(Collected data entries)
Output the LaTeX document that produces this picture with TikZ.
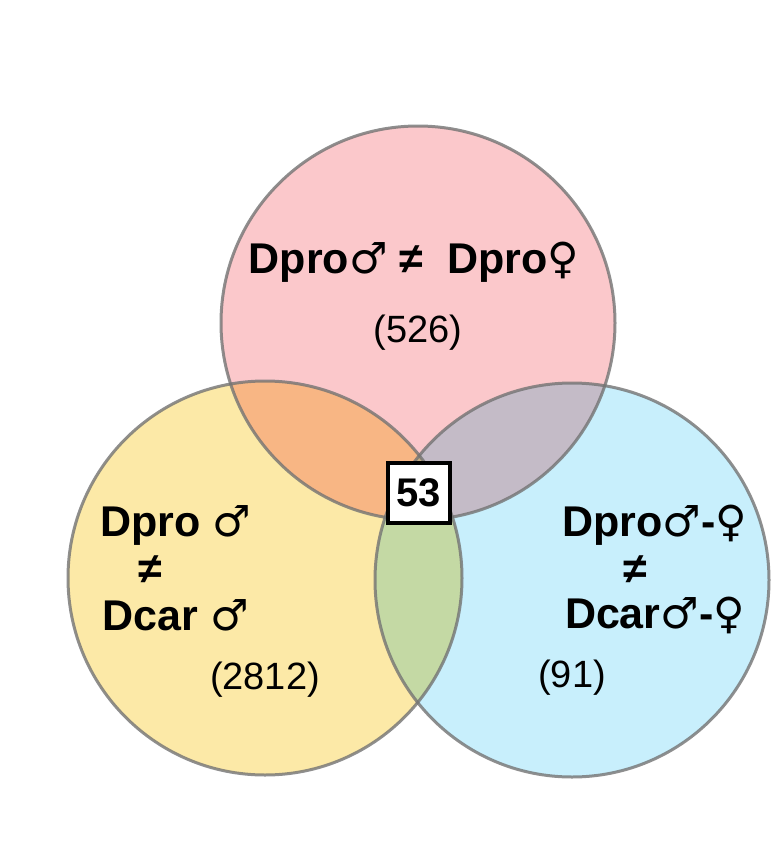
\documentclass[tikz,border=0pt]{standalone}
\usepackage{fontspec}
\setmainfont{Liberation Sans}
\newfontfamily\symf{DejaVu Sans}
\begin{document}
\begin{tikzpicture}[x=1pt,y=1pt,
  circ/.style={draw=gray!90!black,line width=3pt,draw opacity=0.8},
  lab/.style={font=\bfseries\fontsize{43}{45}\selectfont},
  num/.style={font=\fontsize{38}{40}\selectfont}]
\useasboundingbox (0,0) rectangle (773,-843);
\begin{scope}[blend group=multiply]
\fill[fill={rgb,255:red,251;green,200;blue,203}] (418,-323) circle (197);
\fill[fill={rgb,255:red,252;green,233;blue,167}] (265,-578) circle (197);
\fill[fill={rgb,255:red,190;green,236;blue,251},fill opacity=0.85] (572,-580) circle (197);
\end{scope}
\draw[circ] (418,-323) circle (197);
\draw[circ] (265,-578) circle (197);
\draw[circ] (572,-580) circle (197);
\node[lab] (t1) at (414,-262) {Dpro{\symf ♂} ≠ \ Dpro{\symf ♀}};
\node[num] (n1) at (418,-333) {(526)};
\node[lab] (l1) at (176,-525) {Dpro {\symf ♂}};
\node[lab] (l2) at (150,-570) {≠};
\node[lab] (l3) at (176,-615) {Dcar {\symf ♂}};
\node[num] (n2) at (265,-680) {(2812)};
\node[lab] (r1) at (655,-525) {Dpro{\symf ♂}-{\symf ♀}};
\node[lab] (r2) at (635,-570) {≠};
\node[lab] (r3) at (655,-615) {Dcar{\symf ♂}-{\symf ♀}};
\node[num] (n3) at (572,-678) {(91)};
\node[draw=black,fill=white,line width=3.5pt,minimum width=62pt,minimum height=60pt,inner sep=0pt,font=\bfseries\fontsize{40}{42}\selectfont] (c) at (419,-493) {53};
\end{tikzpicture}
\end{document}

--

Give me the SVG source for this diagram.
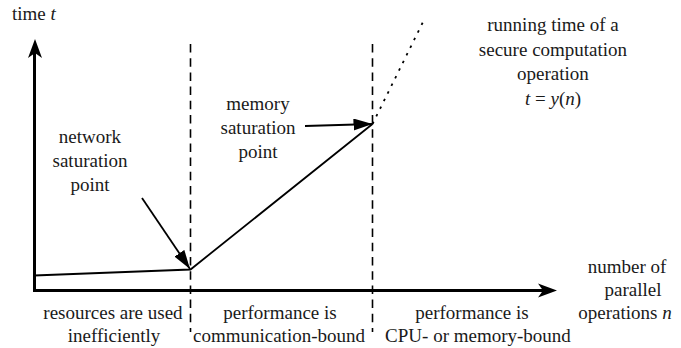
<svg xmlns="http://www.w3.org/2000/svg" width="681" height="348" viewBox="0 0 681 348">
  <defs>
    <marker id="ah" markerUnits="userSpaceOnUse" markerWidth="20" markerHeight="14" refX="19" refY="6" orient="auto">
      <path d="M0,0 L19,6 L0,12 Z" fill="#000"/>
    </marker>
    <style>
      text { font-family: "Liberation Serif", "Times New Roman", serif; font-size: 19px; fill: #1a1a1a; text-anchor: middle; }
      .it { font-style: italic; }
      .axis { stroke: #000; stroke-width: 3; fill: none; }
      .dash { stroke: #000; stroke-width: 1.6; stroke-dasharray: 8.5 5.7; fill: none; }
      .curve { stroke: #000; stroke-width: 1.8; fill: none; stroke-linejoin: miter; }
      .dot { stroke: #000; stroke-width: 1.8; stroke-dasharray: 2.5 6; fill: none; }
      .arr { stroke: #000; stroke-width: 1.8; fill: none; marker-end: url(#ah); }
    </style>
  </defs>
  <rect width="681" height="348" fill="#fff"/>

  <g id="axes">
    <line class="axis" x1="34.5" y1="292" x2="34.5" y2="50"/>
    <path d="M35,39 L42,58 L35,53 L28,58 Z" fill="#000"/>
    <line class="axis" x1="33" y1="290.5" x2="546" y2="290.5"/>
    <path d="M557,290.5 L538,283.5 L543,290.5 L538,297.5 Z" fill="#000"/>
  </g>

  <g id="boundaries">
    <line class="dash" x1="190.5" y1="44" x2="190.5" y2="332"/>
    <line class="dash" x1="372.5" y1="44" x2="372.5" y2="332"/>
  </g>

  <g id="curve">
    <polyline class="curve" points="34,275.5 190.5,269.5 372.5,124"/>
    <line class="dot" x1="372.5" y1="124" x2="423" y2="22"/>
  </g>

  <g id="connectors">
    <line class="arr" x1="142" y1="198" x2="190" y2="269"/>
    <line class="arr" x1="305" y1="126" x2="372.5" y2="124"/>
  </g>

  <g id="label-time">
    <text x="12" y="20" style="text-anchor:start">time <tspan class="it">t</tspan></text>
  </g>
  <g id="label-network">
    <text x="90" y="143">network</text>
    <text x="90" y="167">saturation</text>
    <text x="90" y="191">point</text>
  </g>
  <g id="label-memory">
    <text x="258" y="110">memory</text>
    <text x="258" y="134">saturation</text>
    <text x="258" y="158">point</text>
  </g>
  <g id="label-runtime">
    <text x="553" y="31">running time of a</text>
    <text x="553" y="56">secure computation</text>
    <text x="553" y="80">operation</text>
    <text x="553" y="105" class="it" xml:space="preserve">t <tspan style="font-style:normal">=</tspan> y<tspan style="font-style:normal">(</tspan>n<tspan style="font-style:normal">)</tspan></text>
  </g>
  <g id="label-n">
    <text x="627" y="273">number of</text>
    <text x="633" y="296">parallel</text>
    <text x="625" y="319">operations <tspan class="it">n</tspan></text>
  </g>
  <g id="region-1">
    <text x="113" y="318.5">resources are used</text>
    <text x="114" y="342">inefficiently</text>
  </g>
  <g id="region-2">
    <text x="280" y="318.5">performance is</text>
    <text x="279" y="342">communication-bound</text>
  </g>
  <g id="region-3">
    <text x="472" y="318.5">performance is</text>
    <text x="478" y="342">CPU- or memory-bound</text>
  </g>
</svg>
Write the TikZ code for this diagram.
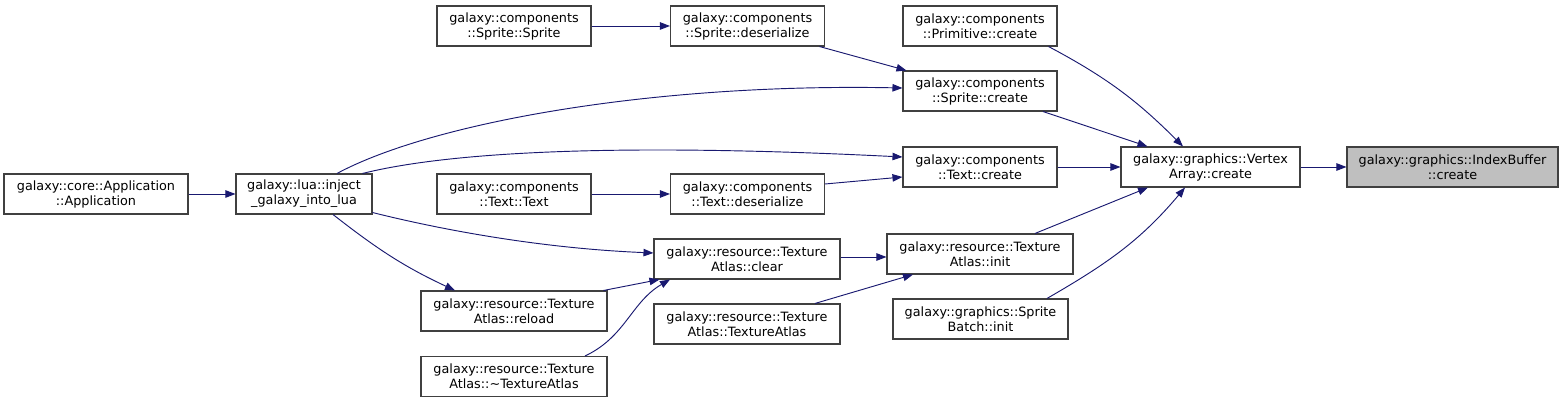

■ Given problem
Return only the count of lines in the records that hold the word "diagram".

■ Solution to this task
2